* **RECORDED INFORMATION**:
# # # # # # #
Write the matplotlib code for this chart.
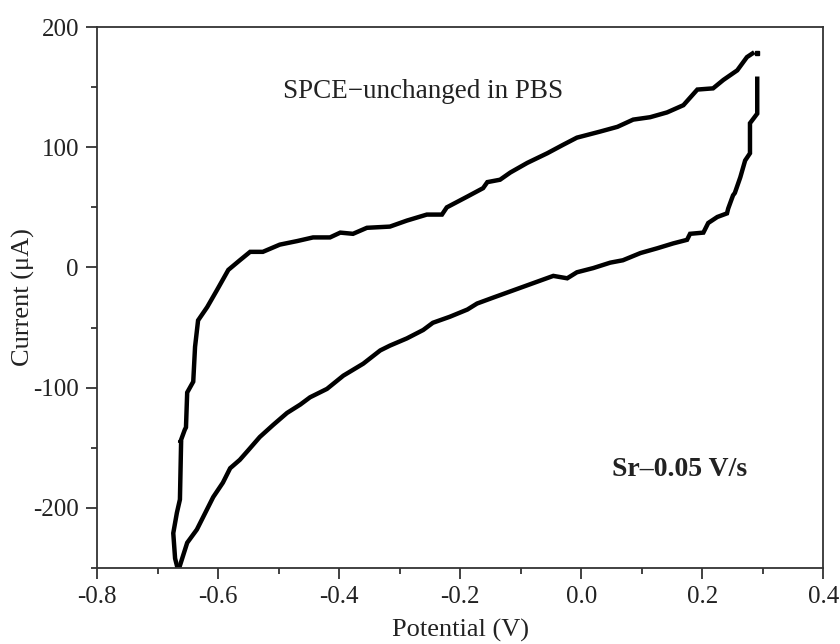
import matplotlib.pyplot as plt
from matplotlib.ticker import MultipleLocator

plt.rcParams['font.family'] = ['Liberation Serif', 'DejaVu Serif']

# anodic (forward) scan
fwd_v = [-0.668, -0.671, -0.674, -0.668, -0.663, -0.661, -0.663, -0.655, -0.653, -0.651,
         -0.641, -0.638, -0.633, -0.618, -0.602, -0.583, -0.564, -0.547, -0.526, -0.498,
         -0.469, -0.443, -0.415, -0.398, -0.377, -0.354, -0.316, -0.288, -0.255, -0.230,
         -0.222, -0.188, -0.162, -0.155, -0.134, -0.117, -0.089, -0.056, -0.030, -0.007,
         0.031, 0.060, 0.086, 0.114, 0.142, 0.169, 0.192, 0.218, 0.235, 0.258, 0.274, 0.283]
fwd_i = [-248, -242, -221, -204, -193, -144, -146, -135, -133, -104,
         -95, -66, -44, -33, -19, -2, 6, 13, 13, 19,
         22, 25, 25, 29, 28, 33, 34, 39, 44, 44,
         50, 59, 66, 71, 73, 79, 87, 95, 102, 108,
         113, 117, 123, 125, 129, 135, 148, 149, 156, 164, 175, 178]

# cathodic (reverse) scan
rev_v = [0.291, 0.291, 0.279, 0.279, 0.271, 0.263, 0.254, 0.251, 0.243, 0.241, 0.225,
         0.210, 0.202, 0.180, 0.175, 0.152, 0.126, 0.098, 0.069, 0.048, 0.020, -0.007,
         -0.023, -0.046, -0.079, -0.112, -0.145, -0.172, -0.188, -0.217, -0.245, -0.261,
         -0.288, -0.316, -0.332, -0.360, -0.393, -0.420, -0.448, -0.464, -0.486, -0.509,
         -0.531, -0.550, -0.564, -0.580, -0.592, -0.608, -0.625, -0.635, -0.651, -0.663]
rev_i = [157, 128, 120, 95, 89, 75, 62, 60, 49, 45, 42,
         37, 29, 28, 23, 20, 16, 12, 6, 4, -0.5, -4,
         -9, -7, -13, -19, -25, -30, -35, -41, -46, -52,
         -59, -65, -69, -80, -90, -101, -108, -114, -121, -131,
         -141, -152, -160, -167, -179, -191, -208, -218, -229, -248]

fig, ax = plt.subplots(figsize=(8.4, 6.44), dpi=100)
fig.subplots_adjust(left=0.1155, right=0.98, top=0.958, bottom=0.118)

ax.plot(fwd_v, fwd_i, color='black', lw=3.2, solid_joinstyle='miter')
ax.plot(rev_v, rev_i, color='black', lw=3.2, solid_joinstyle='miter')
ax.plot([0.291], [178], 's', color='black', ms=3)

ax.set_xlim(-0.8, 0.4)
ax.set_ylim(-250, 200)
ax.xaxis.set_minor_locator(MultipleLocator(0.1))
ax.yaxis.set_minor_locator(MultipleLocator(50))
ax.set_xticks([-0.8, -0.6, -0.4, -0.2, 0.0, 0.2, 0.4])
ax.set_xticklabels(['-0.8', '-0.6', '-0.4', '-0.2', '0.0', '0.2', '0.4'])
ax.set_yticks([-200, -100, 0, 100, 200])
ax.set_yticklabels(['-200', '-100', '0', '100', '200'])

for s in ax.spines.values():
    s.set_color('#333333')
    s.set_linewidth(1.3)
ax.tick_params(which='both', direction='out', top=False, right=False,
               color='#333333', width=1.3, labelsize=18, labelcolor='#222222')
ax.tick_params(which='major', length=8, pad=5)
ax.tick_params(which='minor', length=4.5)

ax.set_xlabel('Potential (V)', fontsize=19, color='#222222')
ax.set_ylabel('Current (\u03bcA)', fontsize=19, color='#222222')
ax.xaxis.set_label_coords(0.5, -0.094)
ax.yaxis.set_label_coords(-0.086, 0.5)

ax.text(-0.493, 146, 'SPCE\u2212unchanged in PBS', fontsize=19.5, color='#222222', va='center')
ax.text(0.051, -168, 'Sr\u20130.05 V/s', fontsize=20, fontweight='bold', color='#222222', va='center')

plt.savefig('out.png', dpi=100)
# # # # # # #
* **WHAT THIS TASK INVOLVES**: Set every line down exactly as written, leaving each picture out.

* **TASK ANSWER**:
Write the matplotlib code for this chart.
import matplotlib.pyplot as plt
from matplotlib.ticker import MultipleLocator

plt.rcParams['font.family'] = ['Liberation Serif', 'DejaVu Serif']

# anodic (forward) scan
fwd_v = [-0.668, -0.671, -0.674, -0.668, -0.663, -0.661, -0.663, -0.655, -0.653, -0.651,
         -0.641, -0.638, -0.633, -0.618, -0.602, -0.583, -0.564, -0.547, -0.526, -0.498,
         -0.469, -0.443, -0.415, -0.398, -0.377, -0.354, -0.316, -0.288, -0.255, -0.230,
         -0.222, -0.188, -0.162, -0.155, -0.134, -0.117, -0.089, -0.056, -0.030, -0.007,
         0.031, 0.060, 0.086, 0.114, 0.142, 0.169, 0.192, 0.218, 0.235, 0.258, 0.274, 0.283]
fwd_i = [-248, -242, -221, -204, -193, -144, -146, -135, -133, -104,
         -95, -66, -44, -33, -19, -2, 6, 13, 13, 19,
         22, 25, 25, 29, 28, 33, 34, 39, 44, 44,
         50, 59, 66, 71, 73, 79, 87, 95, 102, 108,
         113, 117, 123, 125, 129, 135, 148, 149, 156, 164, 175, 178]

# cathodic (reverse) scan
rev_v = [0.291, 0.291, 0.279, 0.279, 0.271, 0.263, 0.254, 0.251, 0.243, 0.241, 0.225,
         0.210, 0.202, 0.180, 0.175, 0.152, 0.126, 0.098, 0.069, 0.048, 0.020, -0.007,
         -0.023, -0.046, -0.079, -0.112, -0.145, -0.172, -0.188, -0.217, -0.245, -0.261,
         -0.288, -0.316, -0.332, -0.360, -0.393, -0.420, -0.448, -0.464, -0.486, -0.509,
         -0.531, -0.550, -0.564, -0.580, -0.592, -0.608, -0.625, -0.635, -0.651, -0.663]
rev_i = [157, 128, 120, 95, 89, 75, 62, 60, 49, 45, 42,
         37, 29, 28, 23, 20, 16, 12, 6, 4, -0.5, -4,
         -9, -7, -13, -19, -25, -30, -35, -41, -46, -52,
         -59, -65, -69, -80, -90, -101, -108, -114, -121, -131,
         -141, -152, -160, -167, -179, -191, -208, -218, -229, -248]

fig, ax = plt.subplots(figsize=(8.4, 6.44), dpi=100)
fig.subplots_adjust(left=0.1155, right=0.98, top=0.958, bottom=0.118)

ax.plot(fwd_v, fwd_i, color='black', lw=3.2, solid_joinstyle='miter')
ax.plot(rev_v, rev_i, color='black', lw=3.2, solid_joinstyle='miter')
ax.plot([0.291], [178], 's', color='black', ms=3)

ax.set_xlim(-0.8, 0.4)
ax.set_ylim(-250, 200)
ax.xaxis.set_minor_locator(MultipleLocator(0.1))
ax.yaxis.set_minor_locator(MultipleLocator(50))
ax.set_xticks([-0.8, -0.6, -0.4, -0.2, 0.0, 0.2, 0.4])
ax.set_xticklabels(['-0.8', '-0.6', '-0.4', '-0.2', '0.0', '0.2', '0.4'])
ax.set_yticks([-200, -100, 0, 100, 200])
ax.set_yticklabels(['-200', '-100', '0', '100', '200'])

for s in ax.spines.values():
    s.set_color('#333333')
    s.set_linewidth(1.3)
ax.tick_params(which='both', direction='out', top=False, right=False,
               color='#333333', width=1.3, labelsize=18, labelcolor='#222222')
ax.tick_params(which='major', length=8, pad=5)
ax.tick_params(which='minor', length=4.5)

ax.set_xlabel('Potential (V)', fontsize=19, color='#222222')
ax.set_ylabel('Current (\u03bcA)', fontsize=19, color='#222222')
ax.xaxis.set_label_coords(0.5, -0.094)
ax.yaxis.set_label_coords(-0.086, 0.5)

ax.text(-0.493, 146, 'SPCE\u2212unchanged in PBS', fontsize=19.5, color='#222222', va='center')
ax.text(0.051, -168, 'Sr\u20130.05 V/s', fontsize=20, fontweight='bold', color='#222222', va='center')

plt.savefig('out.png', dpi=100)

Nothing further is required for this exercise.